« Chers clients, nous aimons tous les humains, d’où qu’ils viennent. Nous pensons que les enfants de ce monde ne doivent en aucun cas être déplacés. Nous sommes une équipe internationale. Nous appartenons à la société civile et nous ne resterons pas les bras croisés comme le reste du monde. C’est pourquoi nous avons décidé de protester. Notre protestation n’a aucun caractère politique, et encore moins raciste. Les citoyens israéliens ne sont pas les bienvenus ici pour le moment. Bien sûr, ils seront à nouveau les bienvenus dès qu’ils décideront d’ouvrir leurs yeux, leurs oreilles et leurs cœurs. »
Si le ton est plus délicat, la cible, elle, est désignée. Cette affichette que son auteur a pris soin de travailler, dans la forme comme dans le fond, placardée sur la porte d’un restaurant en Allemagne, n’a rien d’anodin, rien de surprenant non plus. Elle est le fruit pourri de deux années de démolition de l’image d’Israël, de deux années d’une bataille médiatique perdue même avant d’avoir commencé, tout comme les injures et les accusations avaient éclos avant même que les Israéliens aient commencé à compter leurs morts.
Inutile de dresser la liste des exclusions dont Israël fait l’objet, des menaces de boycott, des griefs qui lui sont adressés, dans le sport, la culture, la politique, les loisirs, les voyages, les salons, les festivals, les universités, les commerces et les restaurants. Cela prendrait trop de place, trop de temps. Car il n’y a aucune équivoque, en dépit de précautions sémantiques qui ne trompent pas, c’est le Juif qui est désigné.

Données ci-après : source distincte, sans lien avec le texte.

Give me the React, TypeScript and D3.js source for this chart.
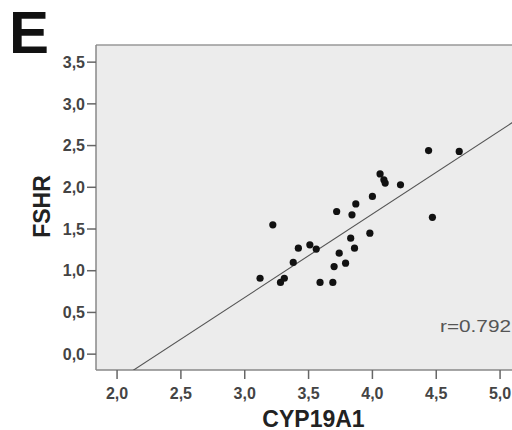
import React from "react";
import * as d3 from "d3";

const cyp19a1: number[] = [
  4.44, 4.68, 4.06, 4.09, 4.1, 4.22, 4.0, 3.87, 3.72, 3.84, 4.47,
  3.22, 3.83, 3.86, 3.98, 3.42, 3.51, 3.56, 3.74, 3.79, 3.7, 3.38,
  3.12, 3.31, 3.28, 3.59, 3.69,
];
const fshr: number[] = [
  2.44, 2.43, 2.16, 2.09, 2.05, 2.03, 1.89, 1.8, 1.71, 1.67, 1.64,
  1.55, 1.39, 1.27, 1.45, 1.27, 1.31, 1.26, 1.21, 1.09, 1.05, 1.1,
  0.91, 0.91, 0.86, 0.86, 0.86,
];
const xTicks: number[] = [2.0, 2.5, 3.0, 3.5, 4.0, 4.5, 5.0];
const yTicks: number[] = [0.0, 0.5, 1.0, 1.5, 2.0, 2.5, 3.0, 3.5];
const fitSlope = 1.0;
const fitIntercept = -2.32;
const rLabel = "r=0.792";

const fmt = (v: number) => v.toFixed(1).replace(".", ",");

export default function App() {
  const left = 96, top = 45, bottom = 370, right = 530;
  const x = d3.scaleLinear().domain([1.835, 1.835 + (right - left) / 127.67]).range([left, right]);
  const y = d3.scaleLinear().domain([-0.19, -0.19 + (bottom - top) / 83.43]).range([bottom, top]);
  const [x0, x1] = x.domain();
  const line = d3.line<number>().x((d) => x(d)).y((d) => y(fitSlope * d + fitIntercept));
  const tickFont = "Arial, 'Liberation Sans', sans-serif";
  return (
    <svg width={512} height={430} style={{ position: "absolute", left: 0, top: 0, background: "#fff" }}>
      <defs>
        <clipPath id="plotclip">
          <rect x={left} y={top} width={right - left} height={bottom - top} />
        </clipPath>
      </defs>
      <rect x={left} y={top} width={right - left} height={bottom - top} fill="#ececec" />
      <line x1={left} x2={right} y1={top} y2={top} stroke="#999" strokeWidth={1.5} />
      <line x1={left} x2={left} y1={top} y2={bottom} stroke="#888" strokeWidth={1.5} />
      <line x1={left} x2={right} y1={bottom} y2={bottom} stroke="#888" strokeWidth={1.5} />
      <g clipPath="url(#plotclip)">
        <path d={line([x0, x1]) ?? ""} fill="none" stroke="#555" strokeWidth={1.1} />
        {cyp19a1.map((v, i) => (
          <circle key={i} cx={x(v)} cy={y(fshr[i])} r={3.6} fill="#111" />
        ))}
      </g>
      {yTicks.map((t) => (
        <g key={"y" + t}>
          <line x1={left - 9} x2={left} y1={y(t)} y2={y(t)} stroke="#666" strokeWidth={1.5} />
          <text x={left - 11} y={y(t)} dy="0.36em" textAnchor="end" fontFamily={tickFont} fontWeight="bold" fontSize={16} fill="#444">
            {fmt(t)}
          </text>
        </g>
      ))}
      {xTicks.map((t) => (
        <g key={"x" + t}>
          <line x1={x(t)} x2={x(t)} y1={bottom} y2={bottom + 9} stroke="#666" strokeWidth={1.5} />
          <text x={x(t)} y={398.5} textAnchor="middle" fontFamily={tickFont} fontWeight="bold" fontSize={16} fill="#444">
            {fmt(t)}
          </text>
        </g>
      ))}
      <text x={440} y={331.5} fontFamily={tickFont} fontSize={17} fill="#555" textLength={71} lengthAdjust="spacingAndGlyphs">
        {rLabel}
      </text>
      <text x={313.5} y={426.5} textAnchor="middle" fontFamily={tickFont} fontWeight="bold" fontSize={23} fill="#222">
        CYP19A1
      </text>
      <text transform="translate(50,206.5) rotate(-90)" textAnchor="middle" fontFamily={tickFont} fontWeight="bold" fontSize={23} fill="#222">
        FSHR
      </text>
      <text x={9} y={53} fontFamily={tickFont} fontWeight="bold" fontSize={60} fill="#111">
        E
      </text>
    </svg>
  );
}
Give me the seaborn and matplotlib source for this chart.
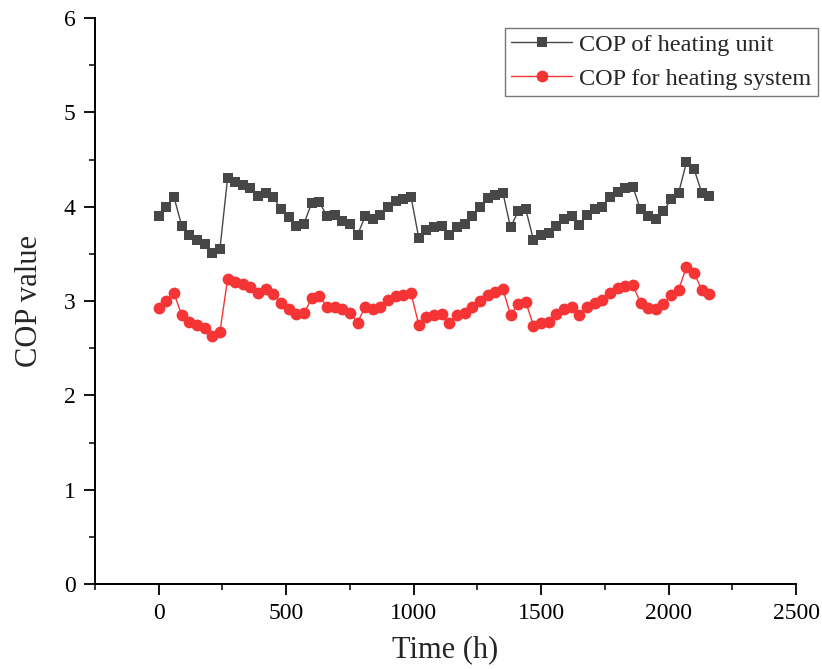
import matplotlib
matplotlib.use("Agg")
import matplotlib.pyplot as plt
import seaborn as sns
import pandas as pd
from matplotlib.ticker import MultipleLocator

time_h = list(range(0, 2190, 30))

cop_unit = [3.90, 4.00, 4.10, 3.80, 3.70, 3.65, 3.60, 3.51, 3.55, 4.30,
            4.26, 4.23, 4.20, 4.11, 4.15, 4.10, 3.97, 3.89, 3.80, 3.82,
            4.04, 4.05, 3.90, 3.91, 3.85, 3.82, 3.70, 3.90, 3.87, 3.91,
            4.00, 4.06, 4.08, 4.10, 3.67, 3.75, 3.78, 3.80, 3.70, 3.78,
            3.82, 3.90, 4.00, 4.09, 4.12, 4.15, 3.78, 3.95, 3.97, 3.65,
            3.70, 3.72, 3.80, 3.87, 3.90, 3.81, 3.91, 3.97, 4.00, 4.10,
            4.16, 4.20, 4.21, 3.97, 3.90, 3.87, 3.95, 4.08, 4.15, 4.47,
            4.40, 4.15, 4.11]

cop_system = [2.93, 3.00, 3.08, 2.85, 2.78, 2.75, 2.71, 2.63, 2.67, 3.23,
              3.20, 3.18, 3.15, 3.09, 3.13, 3.07, 2.98, 2.92, 2.86, 2.87,
              3.03, 3.05, 2.94, 2.94, 2.91, 2.87, 2.77, 2.94, 2.91, 2.94,
              3.01, 3.05, 3.06, 3.08, 2.75, 2.83, 2.85, 2.86, 2.77, 2.85,
              2.87, 2.94, 3.00, 3.06, 3.10, 3.13, 2.85, 2.97, 2.99, 2.74,
              2.77, 2.78, 2.86, 2.91, 2.94, 2.85, 2.94, 2.98, 3.01, 3.09,
              3.14, 3.16, 3.17, 2.98, 2.93, 2.91, 2.97, 3.06, 3.12, 3.36,
              3.30, 3.12, 3.07]

series_names = ["COP of heating unit", "COP for heating system"]
x_ticks = [0, 500, 1000, 1500, 2000, 2500]
y_ticks = [0, 1, 2, 3, 4, 5, 6]

sns.set_style("white")
plt.rcParams['font.family'] = ['Liberation Serif', 'DejaVu Serif']
plt.rcParams['mathtext.fontset'] = 'stix'

df_unit = pd.DataFrame({"t": time_h, "cop": cop_unit})
df_sys = pd.DataFrame({"t": time_h, "cop": cop_system})

fig = plt.figure(figsize=(8.22, 6.69), dpi=100)
ax = fig.add_axes([95/822, 1 - 584/669, (796-95)/822, (584-18)/669])

sns.lineplot(data=df_unit, x="t", y="cop", ax=ax, color="#474747", lw=1.0,
             marker="s", markersize=7.5, markeredgewidth=0, label=series_names[0])
sns.lineplot(data=df_sys, x="t", y="cop", ax=ax, color="#F53535", lw=1.0,
             marker="o", markersize=8.5, markeredgewidth=0, label=series_names[1])

ax.set_xlim(-250, 2500)
ax.set_ylim(0, 6)
ax.set_xticks(x_ticks)
ax.set_yticks(y_ticks)
ax.xaxis.set_minor_locator(MultipleLocator(250))
ax.yaxis.set_minor_locator(MultipleLocator(0.5))
ax.tick_params(which="major", direction="out", length=8, width=1.3,
               labelsize=17, colors="black", bottom=True, left=True, pad=6)
ax.tick_params(which="minor", direction="out", length=4.5, width=1.3,
               bottom=True, left=True)
for s in ["top", "right"]:
    ax.spines[s].set_visible(False)
for s in ["left", "bottom"]:
    ax.spines[s].set_linewidth(1.4)
    ax.spines[s].set_color("black")

ax.set_xlabel("Time (h)", fontsize=22, labelpad=8)
ax.set_ylabel("COP value", fontsize=22, labelpad=14)

leg = ax.legend(loc="upper left", bbox_to_anchor=(0.585, 0.983), fontsize=17.5,
                frameon=True, fancybox=False, edgecolor="#555555",
                handlelength=2.5, borderpad=0.25, labelspacing=0.5,
                handletextpad=0.3, borderaxespad=0)
leg.get_frame().set_linewidth(1.0)

fig.savefig("out.png", dpi=100)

La créature de trop au nom de trop, le peuple de trop dans un état de trop.
Cette partie sombre de chacun, cet être errant qui hante les consciences mais qu’on ne peut chasser, celui que l’on n’aime que mort, ou faible, ou victime, mais qui au travers des siècles, continue son chemin et écrit son destin. Il est celui qu’on se refuse de reconnaître, qu’on refuse d’admettre, qu’on refuse tout court. Il est l’énigmatique obsession plurimillénaire qui ne se fonde sur rien qui soit rationnel, le trouble persistant qui n’est d’ordre ni géopolitique, ni économique, ni culturel, ni même religieux. On a beau l’accuser de tout, comme d’être déïcide, empoisonneur, génocidaire, la réponse si elle existe, est ailleurs. Inlassablement, l’histoire répète ses cycles, les réadapte à son époque, les rhabille à la mode du temps, mais le piège qui en résulte est toujours identique au précédent.
Cette pauvre affichette, au fond, inspire davantage de réflexion que de tristesse, même si la vue de ces mots replonge les juifs dans le noir et blanc des années sombres.
« Interdit aux chiens et aux juifs », vous le verrez tantôt à l’entrée des parcs publics, d’un hall de gare ou d’une pâtisserie, écrit sur des ardoises par des mains haineuses. Vous vous y habituerez peut-être avant que les juifs n’aient définitivement quitté ces terres historiquement fertiles à l’antisémitisme, car la question de l’avenir des Juifs en Europe, ici ou en Allemagne, appartient déjà au passé. Après les années 20 viennent toujours les années 30.